This is perhaps not funny*, but I learned last week at *my* job that I'm being added to the "poo cleanup" rotation at the fieldsite. Turns out people defecate at our front door from time to time. Looks like I'm with you on the "honeymoon's over" front.*It actually is kindof funny. And I use this story regularly to explain the basic differences between my job and Jiggity's job. No one poops on his employer's front steps; and, if someone did, they'd hire help to clean it up.
Ha! Ok, that's funny. If anyone poops on the front steps at my workplace, I can pretty much guarantee it's not my job to clean it up.
Poop is a regular part of my day! But not when I go to work.
If there's any poop at my workplace, I'm sure it's historically significant poop (perhaps from a British royal) that is enshrined in some way.I am glad that the reenactment trend isn't taken so far that we are forced to use ye olde outhouse.
I was changing A-Vo's diaper a few weeks ago, which was poopy, and she looked at me and said, "Big crap!"
oh dude, poop clean-up duty not cool, are you ok with it Po? I suppose it's nice to be part of the team now. Sorry things are going not so hot at work today TOWWAS.
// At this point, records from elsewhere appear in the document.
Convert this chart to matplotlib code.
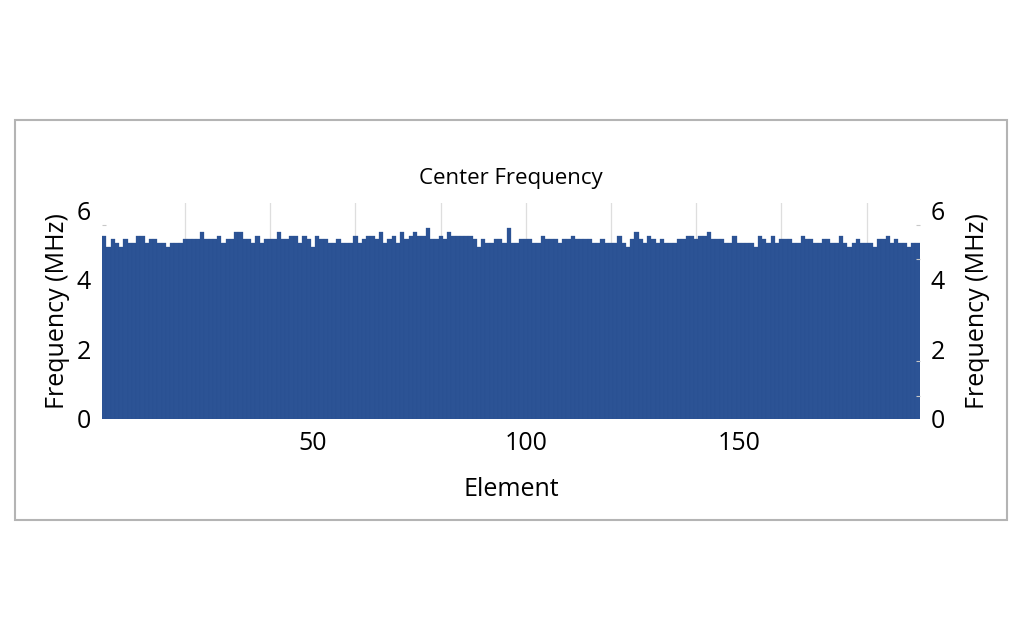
import numpy as np
import matplotlib.pyplot as plt
from matplotlib.patches import Rectangle

plt.rcParams['font.family'] = ['Open Sans', 'DejaVu Sans']

# Center frequency per element (MHz)
freq_1_32 = [5.28, 4.96, 5.17, 5.06, 4.96, 5.17, 5.06, 5.06, 5.28, 5.28, 5.06, 5.17,
             5.17, 5.06, 5.06, 4.96, 5.06, 5.06, 5.06, 5.17, 5.17, 5.17, 5.17, 5.38,
             5.17, 5.17, 5.17, 5.28, 5.06, 5.17, 5.17, 5.38]
freq_33_64 = [5.38, 5.17, 5.17, 5.06, 5.28, 5.06, 5.17, 5.17, 5.17, 5.38, 5.17, 5.17,
              5.28, 5.28, 5.06, 5.28, 5.17, 4.96, 5.28, 5.17, 5.17, 5.06, 5.06, 5.17,
              5.06, 5.06, 5.06, 5.28, 5.06, 5.17, 5.28, 5.28]
freq_65_96 = [5.17, 5.38, 5.06, 5.17, 5.28, 5.06, 5.38, 5.17, 5.28, 5.38, 5.28, 5.28,
              5.49, 5.17, 5.17, 5.28, 5.17, 5.38, 5.28, 5.28, 5.28, 5.28, 5.28, 5.17,
              4.96, 5.17, 5.06, 5.06, 5.17, 5.17, 5.06, 5.49]
freq_97_128 = [5.06, 5.06, 5.17, 5.17, 5.17, 5.06, 5.06, 5.28, 5.17, 5.17, 5.17, 5.06,
               5.17, 5.17, 5.28, 5.17, 5.17, 5.17, 5.17, 5.06, 5.06, 5.17, 5.06, 5.06,
               5.06, 5.28, 5.06, 4.96, 5.17, 5.38, 5.17, 5.06]
freq_129_160 = [5.28, 5.17, 5.06, 5.17, 5.06, 5.06, 5.06, 5.17, 5.17, 5.28, 5.28, 5.17,
                5.28, 5.28, 5.38, 5.17, 5.17, 5.17, 5.06, 5.06, 5.28, 5.06, 5.06, 5.06,
                5.06, 4.96, 5.28, 5.17, 5.06, 5.28, 5.06, 5.17]
freq_161_192 = [5.17, 5.17, 5.06, 5.06, 5.28, 5.17, 5.17, 5.06, 5.06, 5.17, 5.17, 5.06,
                5.06, 5.28, 5.06, 4.96, 5.06, 5.17, 5.06, 5.06, 5.06, 4.96, 5.17, 5.17,
                5.28, 5.06, 5.17, 5.06, 5.06, 4.96, 5.06, 5.06]

freq = np.array(freq_1_32 + freq_33_64 + freq_65_96 + freq_97_128 + freq_129_160 + freq_161_192)
elements = np.arange(1, len(freq) + 1)

x_ticks = [50, 100, 150]
y_ticks = [0, 2, 4, 6]
y_minor = [0.65, 1.65, 4.6, 5.6, 6.0]
grid_x = np.arange(20, 200, 20)

bar_color = '#2c5395'
label_size = 18

fig = plt.figure(figsize=(10.24, 6.4), dpi=100)
fig.patches.append(Rectangle((15 / 1024, 1 - 520 / 640), 992 / 1024, 400 / 640,
                             transform=fig.transFigure, fill=False,
                             edgecolor='#b4b4b4', linewidth=1.5))

ax = fig.add_axes([0.0997, 0.3458, 0.7985, 0.337])
for gx in grid_x:
    ax.axvline(gx, color='#dedede', linewidth=0.9, zorder=0)
ax.bar(elements, freq, width=1.0, color=bar_color, edgecolor='#2a4f8f',
       linewidth=0.2, zorder=2)

ax.set_xlim(0.5, len(freq) + 0.5)
ax.set_ylim(0, 6.22)
ax.set_xticks(x_ticks)
ax.set_yticks(y_ticks)
ax.set_yticks(y_minor, minor=True)
for s in ax.spines.values():
    s.set_visible(False)
ax.tick_params(axis='x', length=0, labelsize=label_size, pad=9)
ax.tick_params(axis='y', which='major', length=0, labelsize=label_size, pad=8)
ax.tick_params(axis='y', which='minor', direction='in', length=3, width=0.8,
               color='#c8c8c8')

ax.set_title('Center Frequency', fontsize=16, pad=14)
ax.set_xlabel('Element', fontsize=label_size, labelpad=15)
ax.set_ylabel('Frequency (MHz)', fontsize=label_size, labelpad=5)

ax2 = ax.twinx()
ax2.set_ylim(ax.get_ylim())
ax2.set_yticks(y_ticks)
ax2.set_yticks(y_minor, minor=True)
for s in ax2.spines.values():
    s.set_visible(False)
ax2.tick_params(axis='y', which='major', length=0, labelsize=label_size, pad=8)
ax2.tick_params(axis='y', which='minor', direction='in', length=3, width=0.8,
                color='#c8c8c8')
ax2.set_ylabel('Frequency (MHz)', fontsize=label_size, labelpad=14, rotation=90)

fig.savefig('out.png', dpi=100)
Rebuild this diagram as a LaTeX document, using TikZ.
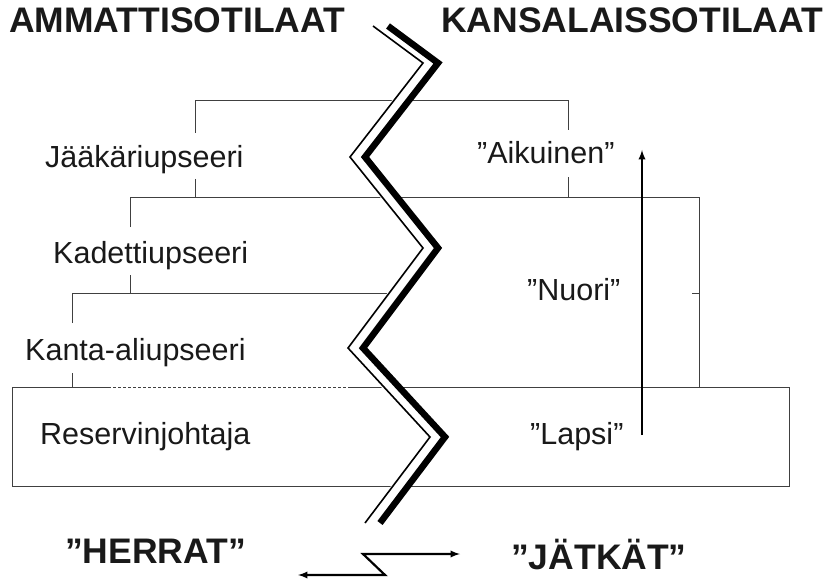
\documentclass[tikz,border=0pt]{standalone}
\usepackage{fontspec}
\setmainfont{Liberation Sans}
\pgfdeclarelayer{edgelayer}
\pgfdeclarelayer{nodelayer}
\pgfsetlayers{edgelayer,nodelayer,main}
\tikzstyle{none}=[inner sep=0pt]
\tikzstyle{heading}=[inner sep=0pt, anchor=base west, text=black!90, font=\fontsize{35.5bp}{40bp}\selectfont\bfseries]
\tikzstyle{rank}=[inner sep=0pt, anchor=base west, text=black!90, font=\fontsize{30.5bp}{36bp}\selectfont]
\tikzstyle{bracket}=[draw=black!75, line width=0.9bp]
\tikzstyle{gap}=[draw=white, line width=15bp, line join=round]
\tikzstyle{wall}=[draw=black, line width=6.5bp]
\tikzstyle{thinwall}=[draw=black, line width=1.6bp]
\tikzstyle{growth}=[draw=black, line width=2.2bp, -latex]

\begin{document}
\begin{tikzpicture}[x=1bp, y=-1bp]
	\useasboundingbox (0,0) rectangle (831,581);
	\begin{pgfonlayer}{nodelayer}
		\node [style=heading] (0) at (9, 33) {AMMATTISOTILAAT};
		\node [style=heading] (1) at (441, 33) {KANSALAISSOTILAAT};
		\node [style=rank] (2) at (45, 168) {Jääkäriupseeri};
		\node [style=rank] (3) at (53, 263) {Kadettiupseeri};
		\node [style=rank] (4) at (25, 360) {Kanta-aliupseeri};
		\node [style=rank] (5) at (40, 444) {Reservinjohtaja};
		\node [style=rank] (6) at (477, 164) {”Aikuinen”};
		\node [style=rank] (7) at (527, 300) {”Nuori”};
		\node [style=rank] (8) at (530, 444) {”Lapsi”};
		\node [style=heading] (9) at (65, 563) {”HERRAT”};
		\node [style=heading] (10) at (511, 569) {”JÄTKÄT”};
		\node [style=none] (11) at (195, 133) {};
		\node [style=none] (12) at (195, 100) {};
		\node [style=none] (13) at (568, 100) {};
		\node [style=none] (14) at (568, 130) {};
		\node [style=none] (15) at (195, 179) {};
		\node [style=none] (16) at (195, 197) {};
		\node [style=none] (17) at (568, 197) {};
		\node [style=none] (18) at (568, 177) {};
		\node [style=none] (19) at (130, 227) {};
		\node [style=none] (20) at (130, 197) {};
		\node [style=none] (21) at (699, 197) {};
		\node [style=none] (22) at (699, 387) {};
		\node [style=none] (23) at (130, 275) {};
		\node [style=none] (24) at (130, 293) {};
		\node [style=none] (25) at (692, 293) {};
		\node [style=none] (26) at (699, 293) {};
		\node [style=none] (27) at (72, 323) {};
		\node [style=none] (28) at (72, 293) {};
		\node [style=none] (29) at (392, 293) {};
		\node [style=none] (30) at (72, 373) {};
		\node [style=none] (31) at (72, 387) {};
		\node [style=none] (32) at (108, 387) {};
		\node [style=none] (33) at (12, 387) {};
		\node [style=none] (34) at (12, 486) {};
		\node [style=none] (35) at (789, 486) {};
		\node [style=none] (36) at (789, 387) {};
		\node [style=none] (37) at (348, 387) {};
		\node [style=none] (38) at (642, 435) {};
		\node [style=none] (39) at (642, 150) {};
		\node [style=none] (40) at (388, 26) {};
		\node [style=none] (41) at (438, 63) {};
		\node [style=none] (42) at (365, 157) {};
		\node [style=none] (43) at (438, 248) {};
		\node [style=none] (44) at (363, 348) {};
		\node [style=none] (45) at (445, 437) {};
		\node [style=none] (46) at (380, 523) {};
		\node [style=none] (47) at (298, 575) {};
		\node [style=none] (48) at (385, 575) {};
		\node [style=none] (49) at (363, 554) {};
		\node [style=none] (50) at (460, 554) {};
	\end{pgfonlayer}
	\begin{pgfonlayer}{edgelayer}
		\draw [style=bracket] (11.center) -- (12.center) -- (13.center) -- (14.center);
		\draw [style=bracket] (15.center) -- (16.center) -- (17.center) -- (18.center);
		\draw [style=bracket] (19.center) -- (20.center) -- (21.center) -- (22.center);
		\draw [style=bracket] (23.center) -- (24.center);
		\draw [style=bracket] (25.center) -- (26.center);
		\draw [style=bracket] (27.center) -- (28.center) -- (29.center);
		\draw [style=bracket] (30.center) -- (31.center);
		\draw [style=bracket] (32.center) -- (33.center) -- (34.center) -- (35.center) -- (36.center) -- (37.center);
		\draw [style=bracket, dash pattern=on 3bp off 2bp] (32.center) -- (37.center);
		\draw [style=growth] (38.center) -- (39.center);
	\end{pgfonlayer}
	\draw [style=gap] ([xshift=-7.5bp]40.center) -- ([xshift=-7.5bp]41.center) -- ([xshift=-7.5bp]42.center) -- ([xshift=-7.5bp]43.center) -- ([xshift=-7.5bp]44.center) -- ([xshift=-7.5bp]45.center) -- ([xshift=-7.5bp]46.center);
	\draw [style=thinwall] ([xshift=-15bp]40.center) -- ([xshift=-15bp]41.center) -- ([xshift=-15bp]42.center) -- ([xshift=-15bp]43.center) -- ([xshift=-15bp]44.center) -- ([xshift=-15bp]45.center) -- ([xshift=-15bp]46.center);
	\draw [style=wall] (40.center) -- (41.center) -- (42.center) -- (43.center) -- (44.center) -- (45.center) -- (46.center);
	\draw [draw=black, line width=2.2bp, latex-latex] (47.center) -- (48.center) -- (49.center) -- (50.center);
\end{tikzpicture}
\end{document}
I just saw J-vo's comment, HA! that cheered me up a lot!
I have a poop story to share! The Monkey has a pooptastic night the other night. he'd already been once and the second time he went running I said "Aww...honey, does your belly hurt?" and he looked at me from his perch on the toilet and said "No. My BUTT hurts!":D
After 10 years with my employer I think I've got enough seniority that I don't have to worry about being on the poop squad. I'd make some new hire do it.
Knock-knock?("Who's there?")The interrupting cow("The interrupting co..")MOOOOOOO!!!!!Try it - guaranteed laughs. To reuse the joke, substitute interrupting starfish, and instead of making a noise, put your hand over their face.